Yila Timothy Kang (born March 16, 1973) is an American actor. He is known for his role as Kimball Cho in the television series The Mentalist and Gordon Katsumoto in the CBS/NBC reboot series Magnum P.I.

Early life and education
Kang was born in San Francisco, California, and is the eldest of three brothers. He graduated with a Bachelor of Arts in political science from the University of California, Berkeley, and a Master of Fine Arts from Harvard's Institute for Advanced Theater Training at the American Repertory Theater and the Moscow Art Theatre. 

Kang began acting at age 26. He had been working in the finance industry at the Pacific Exchange when he passed by the American Conservatory Theater and signed up for night acting classes on a whim. In an interview with the Korea Society, he stated that he decided to switch to acting full-time when he realized that he could no longer concentrate on his day job at the exchange.

Career
Kang was a series regular on CBS's The Mentalist as Special Agent Kimball Cho.
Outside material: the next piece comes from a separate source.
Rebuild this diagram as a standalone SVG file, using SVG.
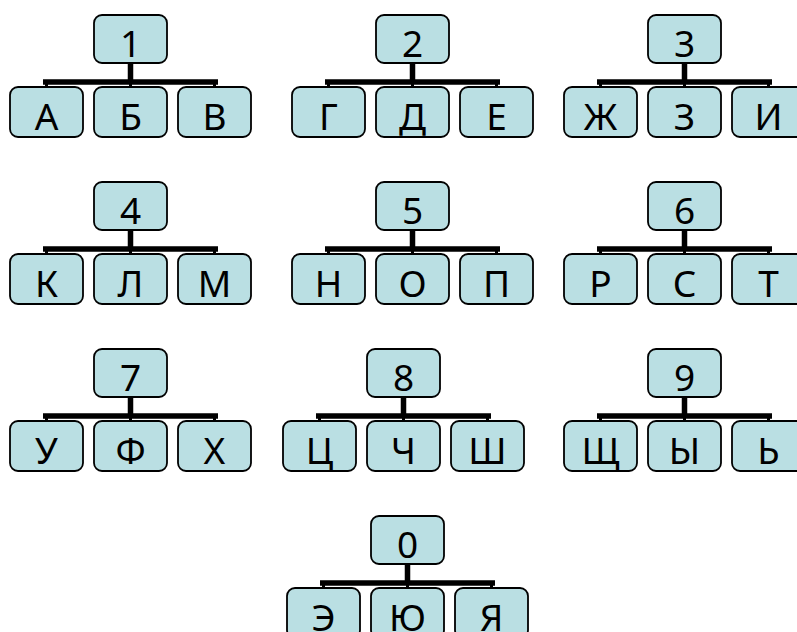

He appeared in Rambo (2008) and also on such TV shows as The Office, Chappelle's Show,  The Vampire Diaries and Monk. He returned to his theater roots for Julia Cho's new play Aubergine, playing one of the lead characters, Ray. It premiered at the Berkeley Repertory Theatre in February 2016 before touring to various theatres.

In 2012, Kang launched a production company named One Shoot Films with its first film project focusing on child abduction and sexually abused children. 
Kang recurred as Ivan Hess on Marvel's Cloak & Dagger. He is a series regular as Detective Gordon Katsumoto on the 2018 reboot of Magnum P.I.. After four seasons led to cancellation on CBS, he continued in the role following the series's pickup by NBC.

Personal life
Kang has a black belt in Taekwondo.

With wife actress Gina Marie May, Kang has a daughter, Bianca Jooyung Kang, born November 7, 2009.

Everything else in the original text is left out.